Seitens der AUA wurden beide Piloten vom Dienst freigestellt und werden gegebenenfalls einer Nachschulung unterzogen. Dies ist ein Beleg für die hohe Sicherheitskultur bei Austrian Airlines, in der es auch darum geht, aus Fehlern zu lernen und die Fliegerei noch sicherer zu machen. Bei manchem Billigflieger herrscht dagegen die Mentalität vor, Piloten nach Fehlern (die immer passieren können) einfach zu feuern - das wiederum führt dazu, dass Piloten ihre Fehler nicht melden bzw. aktiv vertuschen, was langfristig zu einer Gefährdung der Flugsicherheit führen kann.

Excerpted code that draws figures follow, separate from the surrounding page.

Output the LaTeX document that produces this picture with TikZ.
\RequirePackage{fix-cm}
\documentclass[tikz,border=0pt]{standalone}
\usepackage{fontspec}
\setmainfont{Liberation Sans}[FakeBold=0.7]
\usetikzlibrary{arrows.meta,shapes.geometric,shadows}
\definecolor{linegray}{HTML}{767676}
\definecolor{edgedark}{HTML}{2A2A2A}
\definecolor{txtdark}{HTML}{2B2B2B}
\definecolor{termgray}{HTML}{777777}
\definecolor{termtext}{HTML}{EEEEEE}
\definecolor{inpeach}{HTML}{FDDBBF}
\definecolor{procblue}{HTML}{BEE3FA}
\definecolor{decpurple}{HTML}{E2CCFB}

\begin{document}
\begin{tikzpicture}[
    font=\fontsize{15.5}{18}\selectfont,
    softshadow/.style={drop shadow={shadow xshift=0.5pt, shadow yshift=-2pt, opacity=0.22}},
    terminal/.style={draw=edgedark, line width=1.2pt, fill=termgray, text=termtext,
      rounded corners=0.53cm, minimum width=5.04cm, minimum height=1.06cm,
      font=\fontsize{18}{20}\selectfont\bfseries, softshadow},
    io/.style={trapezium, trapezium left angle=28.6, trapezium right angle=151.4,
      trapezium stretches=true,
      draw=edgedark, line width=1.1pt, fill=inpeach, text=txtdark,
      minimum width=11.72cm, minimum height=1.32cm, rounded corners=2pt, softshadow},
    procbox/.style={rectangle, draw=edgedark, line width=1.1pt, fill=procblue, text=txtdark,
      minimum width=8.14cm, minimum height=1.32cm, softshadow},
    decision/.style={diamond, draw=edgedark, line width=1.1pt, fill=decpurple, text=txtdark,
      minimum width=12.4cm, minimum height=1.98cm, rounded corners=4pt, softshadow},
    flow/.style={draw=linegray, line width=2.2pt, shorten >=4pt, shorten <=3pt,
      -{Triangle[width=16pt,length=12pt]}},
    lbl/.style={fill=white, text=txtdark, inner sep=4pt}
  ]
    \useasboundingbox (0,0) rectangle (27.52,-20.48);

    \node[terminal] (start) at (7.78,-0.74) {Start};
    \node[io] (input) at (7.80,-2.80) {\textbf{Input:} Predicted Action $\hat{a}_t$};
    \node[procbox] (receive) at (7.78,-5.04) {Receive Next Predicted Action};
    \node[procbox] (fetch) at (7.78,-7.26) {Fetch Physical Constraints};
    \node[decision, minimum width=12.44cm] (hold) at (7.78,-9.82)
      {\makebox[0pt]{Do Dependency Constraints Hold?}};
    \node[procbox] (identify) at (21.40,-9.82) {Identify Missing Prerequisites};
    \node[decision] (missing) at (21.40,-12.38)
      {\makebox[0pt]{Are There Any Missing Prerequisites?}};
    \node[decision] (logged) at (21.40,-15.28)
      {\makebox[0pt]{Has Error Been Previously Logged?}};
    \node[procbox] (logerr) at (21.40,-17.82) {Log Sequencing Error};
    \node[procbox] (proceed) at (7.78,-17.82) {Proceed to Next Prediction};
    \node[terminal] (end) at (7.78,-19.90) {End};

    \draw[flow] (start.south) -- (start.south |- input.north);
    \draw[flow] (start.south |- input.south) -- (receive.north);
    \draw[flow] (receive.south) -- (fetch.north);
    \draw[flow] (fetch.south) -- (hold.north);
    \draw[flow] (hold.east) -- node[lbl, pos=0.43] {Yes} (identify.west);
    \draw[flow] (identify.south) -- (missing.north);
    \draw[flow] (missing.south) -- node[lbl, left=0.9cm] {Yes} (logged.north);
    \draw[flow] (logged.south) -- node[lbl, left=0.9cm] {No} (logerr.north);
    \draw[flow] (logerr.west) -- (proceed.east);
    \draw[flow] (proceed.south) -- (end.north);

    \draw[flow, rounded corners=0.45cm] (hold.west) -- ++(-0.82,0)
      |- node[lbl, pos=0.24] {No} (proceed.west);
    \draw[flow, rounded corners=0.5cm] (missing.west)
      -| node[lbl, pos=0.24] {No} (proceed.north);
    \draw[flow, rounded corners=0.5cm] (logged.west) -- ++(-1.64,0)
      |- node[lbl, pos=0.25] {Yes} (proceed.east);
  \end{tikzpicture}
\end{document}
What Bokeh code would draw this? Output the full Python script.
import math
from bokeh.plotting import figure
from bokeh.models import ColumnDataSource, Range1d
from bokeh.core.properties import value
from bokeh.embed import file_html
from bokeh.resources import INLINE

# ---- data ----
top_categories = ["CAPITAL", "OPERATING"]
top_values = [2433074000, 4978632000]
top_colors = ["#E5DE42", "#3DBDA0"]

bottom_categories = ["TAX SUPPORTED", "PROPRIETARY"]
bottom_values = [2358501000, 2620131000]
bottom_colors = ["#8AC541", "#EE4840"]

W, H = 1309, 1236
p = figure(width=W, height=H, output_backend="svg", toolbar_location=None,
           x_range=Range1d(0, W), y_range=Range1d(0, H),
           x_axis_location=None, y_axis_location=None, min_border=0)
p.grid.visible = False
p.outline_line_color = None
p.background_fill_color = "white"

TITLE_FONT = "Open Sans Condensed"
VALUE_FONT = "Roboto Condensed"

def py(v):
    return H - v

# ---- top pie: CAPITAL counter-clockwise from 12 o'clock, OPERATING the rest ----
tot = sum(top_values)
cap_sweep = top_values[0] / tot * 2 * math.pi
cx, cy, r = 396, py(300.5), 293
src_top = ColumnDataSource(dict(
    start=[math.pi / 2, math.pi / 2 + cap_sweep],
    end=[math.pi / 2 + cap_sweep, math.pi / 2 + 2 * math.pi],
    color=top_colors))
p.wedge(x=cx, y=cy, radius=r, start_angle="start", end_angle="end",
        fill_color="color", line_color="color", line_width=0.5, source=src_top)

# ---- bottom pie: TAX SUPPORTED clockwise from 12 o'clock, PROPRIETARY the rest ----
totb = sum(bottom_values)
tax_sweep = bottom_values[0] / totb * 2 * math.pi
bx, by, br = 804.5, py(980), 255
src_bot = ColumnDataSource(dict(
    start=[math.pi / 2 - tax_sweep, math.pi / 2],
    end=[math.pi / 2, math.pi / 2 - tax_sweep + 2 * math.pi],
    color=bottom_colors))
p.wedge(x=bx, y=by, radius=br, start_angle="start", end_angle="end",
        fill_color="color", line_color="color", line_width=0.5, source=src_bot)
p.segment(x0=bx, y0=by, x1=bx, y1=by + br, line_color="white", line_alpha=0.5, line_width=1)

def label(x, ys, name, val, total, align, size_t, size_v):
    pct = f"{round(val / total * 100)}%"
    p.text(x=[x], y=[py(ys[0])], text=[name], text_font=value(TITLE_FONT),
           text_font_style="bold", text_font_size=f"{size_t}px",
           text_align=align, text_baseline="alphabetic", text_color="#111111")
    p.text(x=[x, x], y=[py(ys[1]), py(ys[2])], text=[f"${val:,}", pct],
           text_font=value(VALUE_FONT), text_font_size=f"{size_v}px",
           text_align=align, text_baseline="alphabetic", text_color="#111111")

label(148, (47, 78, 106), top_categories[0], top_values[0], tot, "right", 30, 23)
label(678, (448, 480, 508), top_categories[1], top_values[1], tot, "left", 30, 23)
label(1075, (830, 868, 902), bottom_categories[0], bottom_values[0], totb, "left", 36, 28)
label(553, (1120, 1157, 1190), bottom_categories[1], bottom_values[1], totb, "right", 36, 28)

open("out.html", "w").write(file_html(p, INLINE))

Festgehalten werden muss allerdings an dieser Stelle, dass zum gegenwärtigen Zeitpunkt überhaupt nicht bekannt ist, ob ein Fehlerverhalten eines oder beider Piloten vorliegt. Die entsprechende Beurteilung obliegt der Kommission, die den Vorfall behördlich untersucht (siehe nächster Absatz) sowie der internen AUA-Untersuchungskommission. Beide Ermittlungen sind noch im Laufen und nicht abgeschlossen und folglich ist es zum gegenwärtigen Zeitpunkt nicht zulässig, der Cockpitbesatzung von Flug OS434 in irgendeiner Form Fehlverhalten zu unterstellen.

Im konkreten Fall hat die Sicherheitsuntersuchungsstelle des Bundes, kurz SUB, bereits eine Untersuchung nach EU-Verordnung Verordnung (EU) Nr. 996/2010 eingeleitet, zu der sie gesetzlich verpflichtet ist. Zum gegenwärtigen Zeitpunkt wollte man sich zum Stand der Ermittlungen nicht äußern.